7th July 2010, Comments 0 comments

France will punish a general who criticised the US-led war effort in Afghanistan, Defence Minister Herve Morin said Wednesday, amid growing doubts about the NATO war strategy.

General Vincent Desportes, director of France's Joint Forces Defence College, which trains staff officers, last week told the daily Le Monde that the situation in Afghanistan "has never been worse".

Desportes said US President Barack Obama appears unsure of his strategy, that the counterinsurgency plan underway on the ground is not bearing fruit and that American soldiers are unhappy with their leadership.

His comments were an embarrassment for President Nicolas Sarkozy's French government, which has 3,500 soldiers in Afghanistan fighting alongside Afghan forces in a US-led coalition against a fierce insurgency.

"He will be punished," Morin told BFM television, adding that he had asked the French chiefs of staff to take administrative action against Desportes, whom he said had shown a "lack of judgement".

"Until we hear otherwise, soldiers are under the authority of politicians, just like any other public employee," he warned.

Desportes spoke out shortly after Obama triggered a new round of doubts over the Afghan war when he sacked the US commander of the NATO coalition, General Stanley McChrystal, over his own comments in the media.

According to the investigative weekly Canard Enchaine, Desportes' concerns over the coalition's strategy are widely shared among senior French officers, one of whom described the war as "an unmanageable shitstorm".

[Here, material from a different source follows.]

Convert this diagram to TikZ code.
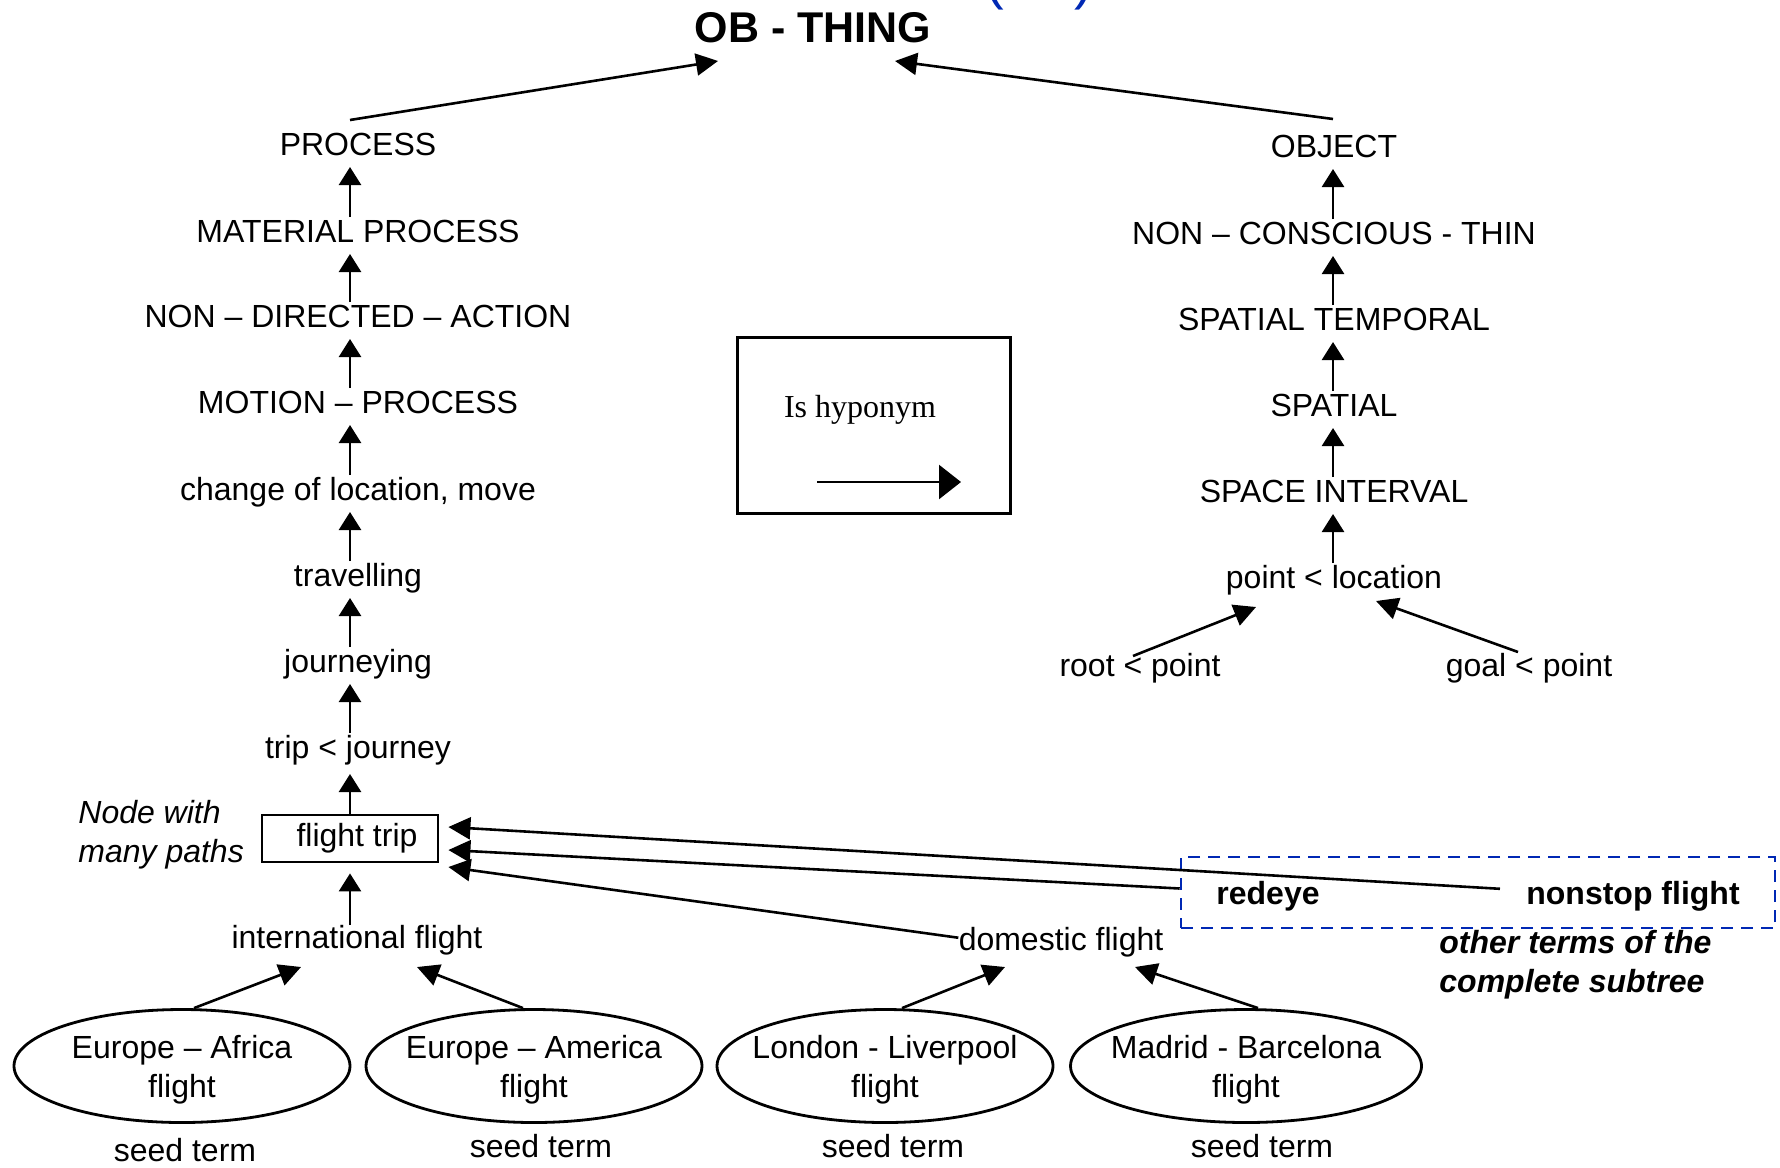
\documentclass[tikz,border=0pt]{standalone}
\usepackage{fontspec}
\setmainfont{Liberation Sans}
\newfontfamily\serifface{Liberation Serif}
\usetikzlibrary{arrows.meta,calc,shapes.geometric}
\definecolor{markblue}{RGB}{0,40,180}
\newcommand{\seedstrut}{\rule{0pt}{15.7pt}}
\begin{document}
\begin{tikzpicture}[x=0.5pt,y=-0.5pt,
  lbl/.style={inner sep=0pt, anchor=base, font=\fontsize{16}{19.5}\selectfont},
  hyp/.style={line width=1.3pt, -{Triangle[length=9pt,width=11pt]}},
  bighyp/.style={line width=1.3pt, -{Triangle[length=11pt,width=11pt]}},
  seed/.style={ellipse, draw, line width=1.4pt, inner xsep=-30pt, inner ysep=0pt,
    minimum width=168pt, minimum height=56.5pt, align=center,
    font=\fontsize{16}{19.5}\selectfont},
]
\useasboundingbox (0,0) rectangle (1780,1167);

% columns of the two hierarchies
\coordinate (colL) at (350,0);
\coordinate (colR) at (1333,0);

% root of the ontology
\node[inner sep=0pt, anchor=base, font=\fontsize{21.5}{26}\selectfont\bfseries] (ob) at (813,42) {OB - THING};
\node[inner sep=0pt, anchor=base west, text=markblue, font=\fontsize{28}{30}\selectfont] (tag) at (985,-2) {(\hspace{35pt})};

% process branch
\node[lbl] (process)  at (358,155) {PROCESS};
\node[lbl] (material) at (358,242) {MATERIAL PROCESS};
\node[lbl] (nondir)   at (358,327) {NON – DIRECTED – ACTION};
\node[lbl] (motion)   at (358,413) {MOTION – PROCESS};
\node[lbl] (change)   at (358,500) {change of location, move};
\node[lbl] (travel)   at (358,586) {travelling};
\node[lbl] (journey)  at (358,672) {journeying};
\node[lbl] (trip)     at (358,758) {trip < journey};

% object branch
\node[lbl] (object)   at (1334,157) {OBJECT};
\node[lbl] (noncons)  at (1334,244) {NON – CONSCIOUS - THIN};
\node[lbl] (spattemp) at (1334,330) {SPATIAL TEMPORAL};
\node[lbl] (spatial)  at (1334,416) {SPATIAL};
\node[lbl] (spaceint) at (1334,502) {SPACE INTERVAL};
\node[lbl] (ploc)     at (1334,588) {point < location};
\node[lbl] (root)     at (1140,676) {root < point};
\node[lbl] (goal)     at (1529,676) {goal < point};

% legend
\node[draw, line width=1.5pt, minimum width=136.5pt, minimum height=88pt, inner sep=0pt] (legend) at (873.5,425) {};
\node[inner sep=0pt, anchor=base, font=\serifface\fontsize{16}{19}\selectfont] (legtext) at (860,417) {Is hyponym};
\coordinate (legA) at (817,482);
\coordinate (legB) at (961,482);
\draw[line width=1.2pt, -{Triangle[length=11pt,width=17pt]}] (legA) -- (legB);

% node with many paths
\node[draw, line width=1.4pt, minimum width=88pt, minimum height=23.5pt, inner sep=0pt,
      font=\fontsize{16}{19.5}\selectfont] (ft) at (350,838.5) {\hspace*{7pt}flight trip};
\node[lbl, anchor=base west, align=left, font=\itshape\fontsize{16}{19.5}\selectfont] (manynote) at (78,862) {Node with\\many paths};

\node[lbl] (intl) at (357,948) {international flight};
\node[lbl] (dom)  at (1061,950) {domestic flight};

% other terms of the subtree
\node[draw=markblue, dash pattern=on 6pt off 4pt, line width=1.3pt, minimum width=297pt,
      minimum height=35.5pt, inner sep=0pt] (others) at (1478,892.5) {};
\node[lbl, font=\bfseries\fontsize{16}{19.5}\selectfont] (redeye)  at (1268,904) {redeye};
\node[lbl, font=\bfseries\fontsize{16}{19.5}\selectfont] (nonstop) at (1633,904) {nonstop flight};
\node[lbl, anchor=base west, align=left, font=\bfseries\itshape\fontsize{16}{19.5}\selectfont] (subnote) at (1439,992) {other terms of the\\complete subtree};

% seed terms
\node[seed] (e1) at (182,1066) {\seedstrut Europe – Africa\\flight};
\node[seed] (e2) at (534,1066) {\seedstrut Europe – America\\flight};
\node[seed] (e3) at (885,1066) {\seedstrut London - Liverpool\\flight};
\node[seed, minimum width=175.5pt] (e4) at (1246,1066) {\seedstrut Madrid - Barcelona\\flight};
\node[lbl] (s1) at (185,1161) {seed term};
\node[lbl] (s2) at (541,1157) {seed term};
\node[lbl] (s3) at (893,1157) {seed term};
\node[lbl] (s4) at (1262,1157) {seed term};

% hyponym links
\draw[bighyp] ($(process.base -| colL)+(0,-35)$) -- ($(ob.base)+(-95,19)$);
\draw[bighyp] ($(object.base)+(-1,-38)$) -- ($(ob.base)+(82,19)$);

\foreach \lo/\up in {material/process, nondir/material, motion/nondir, change/motion,
                     travel/change, journey/travel, trip/journey}
  \draw[hyp] ($(\lo.base -| colL)+(0,-25)$) -- ($(\up.base -| colL)+(0,12)$);
\foreach \lo/\up in {noncons/object, spattemp/noncons, spatial/spattemp,
                     spaceint/spatial, ploc/spaceint}
  \draw[hyp] ($(\lo.base -| colR)+(0,-25)$) -- ($(\up.base -| colR)+(0,12)$);

\draw[bighyp] ($(root.base)+(-7,-20)$) -- ($(ploc.base)+(-78,19)$);
\draw[bighyp] ($(goal.base)+(-11,-24)$) -- ($(ploc.base)+(42,13)$);

\draw[hyp] (ft.north) -- ($(trip.base -| colL)+(0,16)$);
\draw[hyp] ($(intl.base -| colL)+(0,-23)$) -- ($(ft.south)+(0,10)$);

\draw[bighyp] ($(nonstop.west)+(-26,-7)$) -- ($(ft.east)+(9,-11.5)$);
\draw[bighyp] ($(others.west)+(0,-4)$) -- ($(ft.east)+(9,11.5)$);
\draw[bighyp] ($(dom.west)+(0,-4)$) -- ($(ft.east)+(9,28.5)$);

\draw[bighyp] ($(e1.north)+(12,0)$) -- ($(intl.base)+(-56,19)$);
\draw[bighyp] ($(e2.north)+(-11,0)$) -- ($(intl.base)+(60,19)$);
\draw[bighyp] ($(e3.north)+(17,0)$) -- ($(dom.base)+(-56,17)$);
\draw[bighyp] ($(e4.north)+(12,0)$) -- ($(dom.base)+(74,17)$);
\end{tikzpicture}
\end{document}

French civilians are also opposed to the war. Opinion polls showed that 80 percent of voters were against Sarkozy's decision last year to reinforce the French contingent with additional troops.

"It's an American war," Desportes told Le Monde, complaining that NATO pays no heed to European concerns. "When you're a one percent shareholder you don't get to speak out. The allies have no strategic voice."